According to the court filing, the journalist says she was targeted by the hack because of her reporting on human rights violations by both Riyadh and Abu Dhabi.

The lawsuit claims bin Salman, also known as MBS, and bin Zayed, known as MBZ, recruited a network of US citizens that "worked in concert" to help spread the manipulated photos. 

"Each actor must be held responsible for their unlawful actions and Conspiracy against Ms. Oueiss, and this lawsuit marks the beginning of a journey toward justice for Ms. Oueiss," the filing said.

Litany of lawsuits

In April, a group of photos of Oueiss was leaked on Twitter and social media, allegedly after her phone was hacked. One of the pictures was doctored to make Oueiss, who was wearing a swimsuit, appear nude.

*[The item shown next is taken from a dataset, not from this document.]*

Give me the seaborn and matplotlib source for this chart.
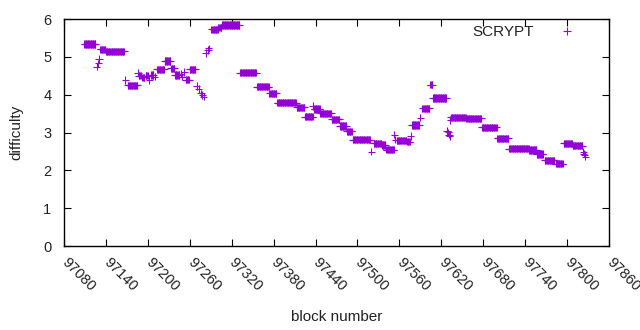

In July, Oueiss wrote about the hacking and leaking of her private life in the Washington Post.

In addition to naming bin Salman and bin Zayed as defendants, the lawsuit also lists other top officials and entities including bin Salman's former aide Saud al-Qahtani and the Saudi news outlet Al Arabiya.

The legal filing seeks an order from a judge to bar any of the defendants from engaging in this conduct in the future and also seeks compensation greater than $5,000 for the damage caused by the attack.

MBS has faced a litany of lawsuits this year, with ex-intelligence officer Saad al-Jabri filing a suit accusing him of ordering a hit squad to assassinate him, and the fiancee of Saudi journalist Jamal Khashoggi filing a case against the crown prince over the murder of the slain columnist.